Zucker acknowledged that "Adorned" may raise questions about cultural appropriation, but she insisted the series is primarily about the creation of beauty.
"For me, these [tomb sculptures] were just beautiful," she said, as is "the density, the glossiness" of Asian hair itself. She applied the rose characters to the wall out of "respect for Chinese culture, for the beauty of it."
Seen in this light — a welcome perspective, some would say, in the current climate of identity politics — the exhibit is an exploration of the role hair plays in the construction of female beauty. It evokes corollaries from many an era and place, such as Western white women's 1950s bouffant hairdos and African Americans' Afros of the 1960s.

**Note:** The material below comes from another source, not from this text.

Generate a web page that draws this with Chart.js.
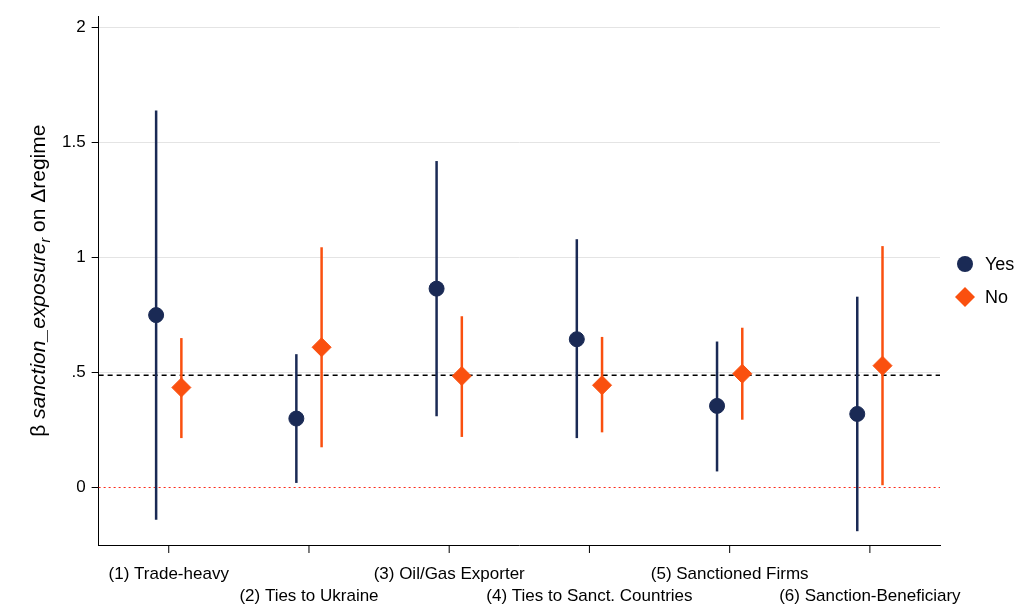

Zucker's talent for capturing the universal in the particular has been recognized by major institutions that hold her works in their permanent collections, such as the Elizabeth A. Sackler Center for Feminist Art at the Brooklyn Museum and the Whitney Museum of American Art. Her work will also be included in an upcoming show at the Museum of Contemporary Art in Los Angeles called "Lessons in Promiscuity: Pattern and Decoration in American Art, 1972-85."
Meanwhile, Zucker's current BCA exhibit invites viewers to try on, in their mind's eye, an ancient culture's expression of beauty — and note its echoes in the present.